- Task to carry out:
Write out each line of the listing as it stands, without the images.

- Material:
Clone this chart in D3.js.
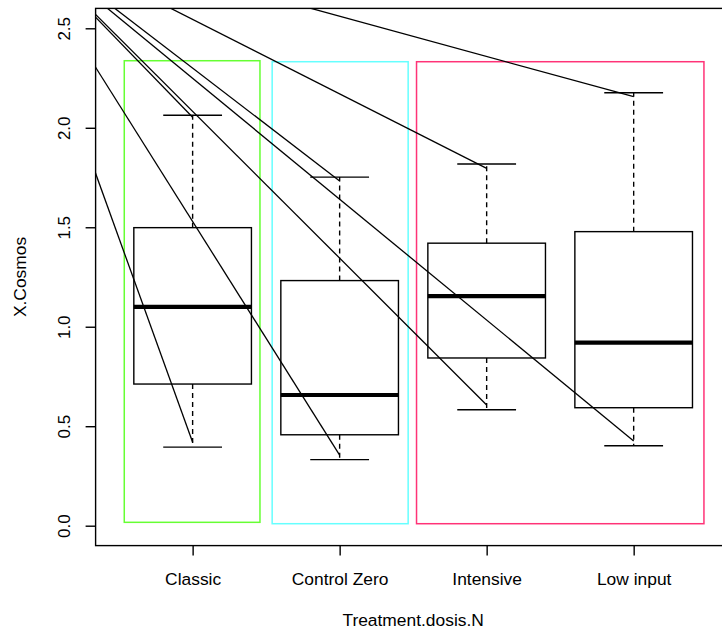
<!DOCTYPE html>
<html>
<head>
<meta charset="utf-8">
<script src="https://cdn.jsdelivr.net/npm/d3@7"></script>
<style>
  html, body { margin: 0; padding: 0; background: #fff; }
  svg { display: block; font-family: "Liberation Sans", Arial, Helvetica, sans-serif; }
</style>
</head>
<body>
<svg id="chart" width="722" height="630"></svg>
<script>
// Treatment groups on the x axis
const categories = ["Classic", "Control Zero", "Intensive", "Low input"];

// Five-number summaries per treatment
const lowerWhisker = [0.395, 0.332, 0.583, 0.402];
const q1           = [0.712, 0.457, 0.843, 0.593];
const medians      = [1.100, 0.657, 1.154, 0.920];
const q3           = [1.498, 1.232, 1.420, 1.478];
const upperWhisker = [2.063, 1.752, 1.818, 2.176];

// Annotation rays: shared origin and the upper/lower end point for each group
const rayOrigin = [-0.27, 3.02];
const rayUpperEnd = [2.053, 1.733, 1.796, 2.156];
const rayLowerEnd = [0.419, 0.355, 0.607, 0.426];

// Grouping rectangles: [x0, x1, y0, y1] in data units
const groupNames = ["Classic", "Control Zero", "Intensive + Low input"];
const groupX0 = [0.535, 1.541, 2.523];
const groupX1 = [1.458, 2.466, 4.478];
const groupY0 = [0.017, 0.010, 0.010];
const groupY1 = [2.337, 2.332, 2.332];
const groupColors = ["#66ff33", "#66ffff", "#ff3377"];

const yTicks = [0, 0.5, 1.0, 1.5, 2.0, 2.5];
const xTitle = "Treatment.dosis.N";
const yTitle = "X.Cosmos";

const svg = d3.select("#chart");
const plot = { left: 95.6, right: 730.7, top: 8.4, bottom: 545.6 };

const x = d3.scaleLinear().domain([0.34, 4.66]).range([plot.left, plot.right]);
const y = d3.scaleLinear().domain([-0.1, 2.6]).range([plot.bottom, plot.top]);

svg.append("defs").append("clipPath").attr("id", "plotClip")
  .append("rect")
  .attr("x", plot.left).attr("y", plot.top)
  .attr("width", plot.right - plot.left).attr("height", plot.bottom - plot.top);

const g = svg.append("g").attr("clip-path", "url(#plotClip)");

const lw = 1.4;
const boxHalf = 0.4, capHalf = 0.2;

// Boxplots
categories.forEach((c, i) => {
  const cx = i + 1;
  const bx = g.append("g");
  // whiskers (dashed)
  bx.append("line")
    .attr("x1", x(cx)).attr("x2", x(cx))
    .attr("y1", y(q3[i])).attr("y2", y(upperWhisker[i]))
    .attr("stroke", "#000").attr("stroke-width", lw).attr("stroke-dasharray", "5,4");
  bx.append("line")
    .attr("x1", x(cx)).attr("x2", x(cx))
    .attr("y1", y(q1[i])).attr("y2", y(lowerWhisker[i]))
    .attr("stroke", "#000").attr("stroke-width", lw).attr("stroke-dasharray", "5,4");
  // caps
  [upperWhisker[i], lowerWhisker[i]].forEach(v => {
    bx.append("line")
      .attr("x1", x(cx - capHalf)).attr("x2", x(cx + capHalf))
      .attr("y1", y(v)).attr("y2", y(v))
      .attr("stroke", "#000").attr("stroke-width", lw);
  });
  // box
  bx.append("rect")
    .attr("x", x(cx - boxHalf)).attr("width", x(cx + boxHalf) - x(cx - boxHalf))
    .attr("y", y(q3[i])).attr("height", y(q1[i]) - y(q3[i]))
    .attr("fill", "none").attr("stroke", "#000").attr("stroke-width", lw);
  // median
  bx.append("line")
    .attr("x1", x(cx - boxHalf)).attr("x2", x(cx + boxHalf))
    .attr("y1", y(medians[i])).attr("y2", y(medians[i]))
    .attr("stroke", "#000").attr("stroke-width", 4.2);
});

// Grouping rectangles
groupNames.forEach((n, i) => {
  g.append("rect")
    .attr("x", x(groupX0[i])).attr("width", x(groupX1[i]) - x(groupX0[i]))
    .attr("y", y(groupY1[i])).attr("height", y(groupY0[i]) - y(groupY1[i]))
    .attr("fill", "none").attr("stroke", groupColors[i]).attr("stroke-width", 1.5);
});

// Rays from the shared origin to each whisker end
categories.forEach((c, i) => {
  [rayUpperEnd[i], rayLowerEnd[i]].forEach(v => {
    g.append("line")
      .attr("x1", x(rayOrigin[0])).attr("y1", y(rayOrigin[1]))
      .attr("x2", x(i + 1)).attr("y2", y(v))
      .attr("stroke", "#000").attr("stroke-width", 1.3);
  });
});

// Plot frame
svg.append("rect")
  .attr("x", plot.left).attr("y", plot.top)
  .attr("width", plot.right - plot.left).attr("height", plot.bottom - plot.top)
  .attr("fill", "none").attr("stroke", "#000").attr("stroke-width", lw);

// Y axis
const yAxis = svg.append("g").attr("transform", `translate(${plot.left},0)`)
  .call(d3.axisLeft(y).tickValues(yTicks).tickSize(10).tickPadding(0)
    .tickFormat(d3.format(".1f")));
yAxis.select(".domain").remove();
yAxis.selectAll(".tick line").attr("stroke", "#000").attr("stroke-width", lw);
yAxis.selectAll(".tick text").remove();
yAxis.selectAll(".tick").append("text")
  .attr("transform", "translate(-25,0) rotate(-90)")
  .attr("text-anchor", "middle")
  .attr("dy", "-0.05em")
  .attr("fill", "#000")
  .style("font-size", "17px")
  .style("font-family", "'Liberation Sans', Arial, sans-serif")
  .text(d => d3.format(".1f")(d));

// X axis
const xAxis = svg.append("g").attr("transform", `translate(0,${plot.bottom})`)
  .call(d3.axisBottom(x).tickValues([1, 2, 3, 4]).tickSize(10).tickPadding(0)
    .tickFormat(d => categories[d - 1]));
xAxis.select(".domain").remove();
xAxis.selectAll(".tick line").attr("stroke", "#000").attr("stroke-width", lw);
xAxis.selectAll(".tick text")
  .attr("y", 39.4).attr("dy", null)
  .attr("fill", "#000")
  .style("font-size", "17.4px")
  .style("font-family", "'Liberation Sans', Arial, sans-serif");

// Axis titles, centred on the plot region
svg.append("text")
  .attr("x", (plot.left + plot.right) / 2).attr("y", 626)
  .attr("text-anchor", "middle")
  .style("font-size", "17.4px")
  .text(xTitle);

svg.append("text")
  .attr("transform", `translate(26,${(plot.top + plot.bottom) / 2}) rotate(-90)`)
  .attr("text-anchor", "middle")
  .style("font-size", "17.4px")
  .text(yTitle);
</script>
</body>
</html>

- Completed exercise:
Clone this chart in D3.js.
<!DOCTYPE html>
<html>
<head>
<meta charset="utf-8">
<script src="https://cdn.jsdelivr.net/npm/d3@7"></script>
<style>
  html, body { margin: 0; padding: 0; background: #fff; }
  svg { display: block; font-family: "Liberation Sans", Arial, Helvetica, sans-serif; }
</style>
</head>
<body>
<svg id="chart" width="722" height="630"></svg>
<script>
// Treatment groups on the x axis
const categories = ["Classic", "Control Zero", "Intensive", "Low input"];

// Five-number summaries per treatment
const lowerWhisker = [0.395, 0.332, 0.583, 0.402];
const q1           = [0.712, 0.457, 0.843, 0.593];
const medians      = [1.100, 0.657, 1.154, 0.920];
const q3           = [1.498, 1.232, 1.420, 1.478];
const upperWhisker = [2.063, 1.752, 1.818, 2.176];

// Annotation rays: shared origin and the upper/lower end point for each group
const rayOrigin = [-0.27, 3.02];
const rayUpperEnd = [2.053, 1.733, 1.796, 2.156];
const rayLowerEnd = [0.419, 0.355, 0.607, 0.426];

// Grouping rectangles: [x0, x1, y0, y1] in data units
const groupNames = ["Classic", "Control Zero", "Intensive + Low input"];
const groupX0 = [0.535, 1.541, 2.523];
const groupX1 = [1.458, 2.466, 4.478];
const groupY0 = [0.017, 0.010, 0.010];
const groupY1 = [2.337, 2.332, 2.332];
const groupColors = ["#66ff33", "#66ffff", "#ff3377"];

const yTicks = [0, 0.5, 1.0, 1.5, 2.0, 2.5];
const xTitle = "Treatment.dosis.N";
const yTitle = "X.Cosmos";

const svg = d3.select("#chart");
const plot = { left: 95.6, right: 730.7, top: 8.4, bottom: 545.6 };

const x = d3.scaleLinear().domain([0.34, 4.66]).range([plot.left, plot.right]);
const y = d3.scaleLinear().domain([-0.1, 2.6]).range([plot.bottom, plot.top]);

svg.append("defs").append("clipPath").attr("id", "plotClip")
  .append("rect")
  .attr("x", plot.left).attr("y", plot.top)
  .attr("width", plot.right - plot.left).attr("height", plot.bottom - plot.top);

const g = svg.append("g").attr("clip-path", "url(#plotClip)");

const lw = 1.4;
const boxHalf = 0.4, capHalf = 0.2;

// Boxplots
categories.forEach((c, i) => {
  const cx = i + 1;
  const bx = g.append("g");
  // whiskers (dashed)
  bx.append("line")
    .attr("x1", x(cx)).attr("x2", x(cx))
    .attr("y1", y(q3[i])).attr("y2", y(upperWhisker[i]))
    .attr("stroke", "#000").attr("stroke-width", lw).attr("stroke-dasharray", "5,4");
  bx.append("line")
    .attr("x1", x(cx)).attr("x2", x(cx))
    .attr("y1", y(q1[i])).attr("y2", y(lowerWhisker[i]))
    .attr("stroke", "#000").attr("stroke-width", lw).attr("stroke-dasharray", "5,4");
  // caps
  [upperWhisker[i], lowerWhisker[i]].forEach(v => {
    bx.append("line")
      .attr("x1", x(cx - capHalf)).attr("x2", x(cx + capHalf))
      .attr("y1", y(v)).attr("y2", y(v))
      .attr("stroke", "#000").attr("stroke-width", lw);
  });
  // box
  bx.append("rect")
    .attr("x", x(cx - boxHalf)).attr("width", x(cx + boxHalf) - x(cx - boxHalf))
    .attr("y", y(q3[i])).attr("height", y(q1[i]) - y(q3[i]))
    .attr("fill", "none").attr("stroke", "#000").attr("stroke-width", lw);
  // median
  bx.append("line")
    .attr("x1", x(cx - boxHalf)).attr("x2", x(cx + boxHalf))
    .attr("y1", y(medians[i])).attr("y2", y(medians[i]))
    .attr("stroke", "#000").attr("stroke-width", 4.2);
});

// Grouping rectangles
groupNames.forEach((n, i) => {
  g.append("rect")
    .attr("x", x(groupX0[i])).attr("width", x(groupX1[i]) - x(groupX0[i]))
    .attr("y", y(groupY1[i])).attr("height", y(groupY0[i]) - y(groupY1[i]))
    .attr("fill", "none").attr("stroke", groupColors[i]).attr("stroke-width", 1.5);
});

// Rays from the shared origin to each whisker end
categories.forEach((c, i) => {
  [rayUpperEnd[i], rayLowerEnd[i]].forEach(v => {
    g.append("line")
      .attr("x1", x(rayOrigin[0])).attr("y1", y(rayOrigin[1]))
      .attr("x2", x(i + 1)).attr("y2", y(v))
      .attr("stroke", "#000").attr("stroke-width", 1.3);
  });
});

// Plot frame
svg.append("rect")
  .attr("x", plot.left).attr("y", plot.top)
  .attr("width", plot.right - plot.left).attr("height", plot.bottom - plot.top)
  .attr("fill", "none").attr("stroke", "#000").attr("stroke-width", lw);

// Y axis
const yAxis = svg.append("g").attr("transform", `translate(${plot.left},0)`)
  .call(d3.axisLeft(y).tickValues(yTicks).tickSize(10).tickPadding(0)
    .tickFormat(d3.format(".1f")));
yAxis.select(".domain").remove();
yAxis.selectAll(".tick line").attr("stroke", "#000").attr("stroke-width", lw);
yAxis.selectAll(".tick text").remove();
yAxis.selectAll(".tick").append("text")
  .attr("transform", "translate(-25,0) rotate(-90)")
  .attr("text-anchor", "middle")
  .attr("dy", "-0.05em")
  .attr("fill", "#000")
  .style("font-size", "17px")
  .style("font-family", "'Liberation Sans', Arial, sans-serif")
  .text(d => d3.format(".1f")(d));

// X axis
const xAxis = svg.append("g").attr("transform", `translate(0,${plot.bottom})`)
  .call(d3.axisBottom(x).tickValues([1, 2, 3, 4]).tickSize(10).tickPadding(0)
    .tickFormat(d => categories[d - 1]));
xAxis.select(".domain").remove();
xAxis.selectAll(".tick line").attr("stroke", "#000").attr("stroke-width", lw);
xAxis.selectAll(".tick text")
  .attr("y", 39.4).attr("dy", null)
  .attr("fill", "#000")
  .style("font-size", "17.4px")
  .style("font-family", "'Liberation Sans', Arial, sans-serif");

// Axis titles, centred on the plot region
svg.append("text")
  .attr("x", (plot.left + plot.right) / 2).attr("y", 626)
  .attr("text-anchor", "middle")
  .style("font-size", "17.4px")
  .text(xTitle);

svg.append("text")
  .attr("transform", `translate(26,${(plot.top + plot.bottom) / 2}) rotate(-90)`)
  .attr("text-anchor", "middle")
  .style("font-size", "17.4px")
  .text(yTitle);
</script>
</body>
</html>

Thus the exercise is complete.